A Kharkiv apartment building is pictured on June 1 after repeated Russian shelling
The UN Secretary General Antonio Guterres on Friday renewed his call for an immediate halt to violence on the 100th day of the war in Ukraine.
The UN chief also called for urgent protection for civilians, unfettered access to provide them with humanitarian aid and safely evacuate those trapped in areas where fighting is taking place, and respect for human rights.
‘The conflict has already taken thousands of lives, caused untold destruction, displaced millions of people, resulted in unacceptable violations of human rights and is inflaming a three-dimensional global crisis – food, energy and finance – that is pummeling the most vulnerable people, countries and economies,’ Guterres said in a statement on Friday.
US officials said last Tuesday that some 20 per cent of Russia’s combat forces in Ukraine – estimated at 150,000 before the war started – are now out of action.

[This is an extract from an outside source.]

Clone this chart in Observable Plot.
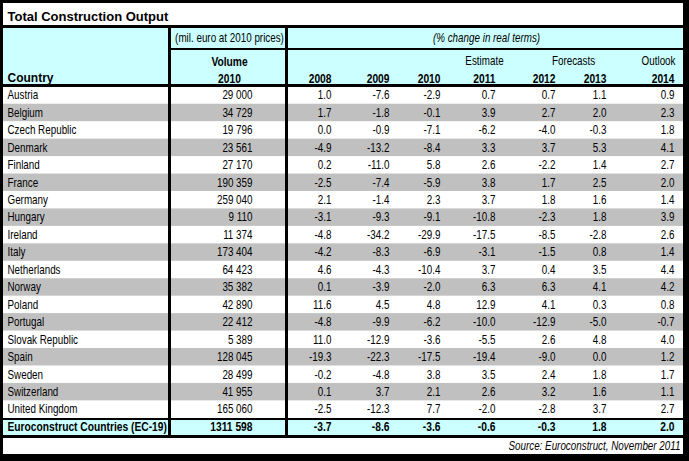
<!DOCTYPE html>
<html><head><meta charset="utf-8">
<script src="https://cdn.jsdelivr.net/npm/d3@7"></script>
<script src="https://cdn.jsdelivr.net/npm/@observablehq/plot@0.6"></script>
<style>body{margin:0;background:#fff}</style>
</head><body><div id="chart"></div>
<script>
// ---------- data ----------
const title = "Total Construction Output";
const countries = ["Austria","Belgium","Czech Republic","Denmark","Finland","France","Germany","Hungary","Ireland","Italy","Netherlands","Norway","Poland","Portugal","Slovak Republic","Spain","Sweden","Switzerland","United Kingdom"];
const volume2010 = [29000,34729,19796,23561,27170,190359,259040,9110,11374,173404,64423,35382,42890,22412,5389,128045,28499,41955,165060];
const years = ["2008","2009","2010","2011","2012","2013","2014"];
const g2008 = [1.0,1.7,0.0,-4.9,0.2,-2.5,2.1,-3.1,-4.8,-4.2,4.6,0.1,11.6,-4.8,11.0,-19.3,-0.2,0.1,-2.5];
const g2009 = [-7.6,-1.8,-0.9,-13.2,-11.0,-7.4,-1.4,-9.3,-34.2,-8.3,-4.3,-3.9,4.5,-9.9,-12.9,-22.3,-4.8,3.7,-12.3];
const g2010 = [-2.9,-0.1,-7.1,-8.4,5.8,-5.9,2.3,-9.1,-29.9,-6.9,-10.4,-2.0,4.8,-6.2,-3.6,-17.5,3.8,2.1,7.7];
const g2011 = [0.7,3.9,-6.2,3.3,2.6,3.8,3.7,-10.8,-17.5,-3.1,3.7,6.3,12.9,-10.0,-5.5,-19.4,3.5,2.6,-2.0];
const g2012 = [0.7,2.7,-4.0,3.7,-2.2,1.7,1.8,-2.3,-8.5,-1.5,0.4,6.3,4.1,-12.9,2.6,-9.0,2.4,3.2,-2.8];
const g2013 = [1.1,2.0,-0.3,5.3,1.4,2.5,1.6,1.8,-2.8,0.8,3.5,4.1,0.3,-5.0,4.8,0.0,1.8,1.6,3.7];
const g2014 = [0.9,2.3,1.8,4.1,2.7,2.0,1.4,3.9,2.6,1.4,4.4,4.2,0.8,-0.7,4.0,1.2,1.7,1.1,2.7];
const growth = [g2008,g2009,g2010,g2011,g2012,g2013,g2014];
const totalLabel = "Euroconstruct Countries (EC-19)";
const totalVolume = 1311598;
const totalGrowth = [-3.7,-8.6,-3.6,-0.6,-0.3,1.8,2.0];
const headVolumeUnit = "(mil. euro at 2010 prices)";
const headGrowthUnit = "(% change in real terms)";
const headVolume = ["Volume","2010"];
const headCountry = "Country";
const headNotes = ["Estimate","Forecasts","Outlook"];
const source = "Source: Euroconstruct, November 2011";

// ---------- layout ----------
const W = 689, H = 461;
const ROW0 = 95, ROWH = 17.45;
const ry = px => (px - ROW0) / ROWH;       // pixel layout position -> row units
const colRight = [331, 389, 440, 495, 555, 606, 674];
const volRight = 252, volCenter = 229;
const NARROW = "'Arial Narrow','Liberation Sans',Arial,sans-serif";
const WIDE = "'Liberation Sans',Arial,sans-serif";
const SQUEEZE = 0.82;
const CYAN = "#ccffff", GREY = "#c0c0c0";

const fmtVol = n => n >= 1000 ? Math.floor(n / 1000) + " " + String(n % 1000).padStart(3, "0") : String(n);
const fmtG = v => v.toFixed(1);

const box = (x1, x2, y1, y2, fill) =>
  Plot.rect([0], {x1: () => x1, x2: () => x2, y1: () => ry(y1), y2: () => ry(y2), fill});
const label = (text, x, ypx, opts = {}) =>
  Plot.text([text], {x: () => x, y: () => ry(ypx), text: d => d, fill: "black",
    fontFamily: NARROW, fontSize: 12, ...opts});

const marks = [
  box(0, W, 0, H, "black"),
  box(3, 683, 3, 25, "white"),
  box(3, 683, 28, 84, CYAN),
  box(3, 683, 86, 418, "white"),
  Plot.rect(countries, {filter: (d, i) => i % 2 === 1, x1: () => 3, x2: () => 683,
    y1: (d, i) => i - 0.5, y2: (d, i) => i + 0.5, fill: GREY}),
  box(3, 683, 420, 435, CYAN),
  box(3, 683, 438, 454, "white"),
  // rules
  box(0, W, 84, 87, "black"),
  box(168, 683, 48, 50, "black"),
  box(168, 171, 28, 435, "black"),
  box(285, 288, 28, 435, "black"),
  // title
  label(title, 7, 16, {textAnchor: "start", fontFamily: WIDE, fontWeight: "bold", fontSize: 13}),
  // header
  label(headVolumeUnit, volCenter, 38),
  label(headGrowthUnit, 486, 38, {fontStyle: "italic"}),
  label(headVolume[0], volCenter, 61, {fontWeight: "bold", fontSize: 12.5}),
  label(headVolume[1], volCenter, 78, {fontWeight: "bold", fontSize: 12.5}),
  label(headCountry, 7, 78, {textAnchor: "start", fontFamily: WIDE, fontWeight: "bold"}),
  label(headNotes[0], 484, 61),
  label(headNotes[1], 573, 61),
  label(headNotes[2], 675, 61, {textAnchor: "end"}),
  Plot.text(years, {x: (d, i) => colRight[i], y: () => ry(78), text: d => d, textAnchor: "end",
    fill: "black", fontFamily: NARROW, fontSize: 12.5, fontWeight: "bold"}),
  // body
  Plot.text(countries, {x: () => 7, y: (d, i) => i, text: d => d, textAnchor: "start",
    fill: "black", fontFamily: NARROW, fontSize: 12}),
  Plot.text(volume2010, {x: () => volRight, y: (d, i) => i, text: fmtVol, textAnchor: "end",
    fill: "black", fontFamily: NARROW, fontSize: 12}),
  ...growth.map((g, k) => Plot.text(g, {x: () => colRight[k], y: (d, i) => i, text: fmtG,
    textAnchor: "end", fill: "black", fontFamily: NARROW, fontSize: 12})),
  // total
  Plot.text([totalLabel], {x: () => 7, y: () => countries.length, text: d => d, textAnchor: "start",
    fill: "black", fontFamily: NARROW, fontSize: 12.5, fontWeight: "bold"}),
  Plot.text([totalVolume], {x: () => volRight, y: () => countries.length, text: fmtVol, textAnchor: "end",
    fill: "black", fontFamily: NARROW, fontSize: 12.5, fontWeight: "bold"}),
  Plot.text(totalGrowth, {x: (d, i) => colRight[i], y: () => countries.length, text: fmtG, textAnchor: "end",
    fill: "black", fontFamily: NARROW, fontSize: 12.5, fontWeight: "bold"}),
  // source
  label(source, 680, 446, {textAnchor: "end", fontStyle: "italic"})
];

const chart = Plot.plot({
  width: W, height: H, margin: 0,
  x: {type: "linear", domain: [0, W], range: [0, W], axis: null},
  y: {type: "linear", domain: [0, countries.length - 1], range: [ROW0, ROW0 + ROWH * (countries.length - 1)], axis: null},
  style: {background: "white"},
  marks
});
// emulate a narrow face: squeeze the narrow-family texts horizontally about their anchor
d3.select(chart).selectAll("g[font-family*='Narrow'] text").each(function() {
  const t = this.getAttribute("transform") || "";
  this.setAttribute("transform", `${t} scale(${SQUEEZE},1)`);
});
document.getElementById("chart").appendChild(chart);
</script>
</body></html>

That would mean 30,000 killed or wounded in action.
America also believes that Russia has lost more than 1,000 tanks and is struggling to replace them due to sanctions, perhaps explaining why 50-year-old models were recently filmed heading to the front having been taken out of long-term storage.
A suburb of Donbas city Druzhkivka, the scene of intense fighting, is pictured yesterday
Russia is fighting a bloody battle for control of the Donbas region, with both sides thought to be suffering heavy losses on a frontline described as ‘hell’.
Fighting is currently concentrated around the city of Severodonetsk, one of the last Ukrainian strongholds in Luhansk province, which appears on the verge of falling to Russian forces.
Putin’s men will then only need to capture the city of Lysychansk – located just a few hundreds yards away across an industrial zone – to claim ownership of Luhansk.
More than 100,000 Russian troops massed on Ukraine’s borders in the days leading up to February 24, but many analysts and commentators dismissed the notion that Russia would launch a full scale invasion into its European neighbour.
Russia has restarted artillery strikes on Kyiv targets in recent days (factory pictured, June 5)
Those who did predict such a conflict warned Putin’s troops, superior in numbers and equipment, would sweep to victory in a matter of days.
More than three months later, Ukraine’s armed forces, driven by a duty to protect their homeland and reinforced by Western supplies and weaponry, have successfully repelled Russia’s soldiers from Kyiv and are still fighting their invaders fiercely throughout the Donbas.
The Kremlin has only once released official figures for troop deaths, when a general told state media on March 25 that 1,351 soldiers had been killed and 3,825 wounded.
But the Land Forces of Ukraine, which have kept a running tally of Russian losses throughout the war, say more than 30,000 of Putin’s soldiers have been killed so far, while Western estimates given in late April put the number at more than 15,000.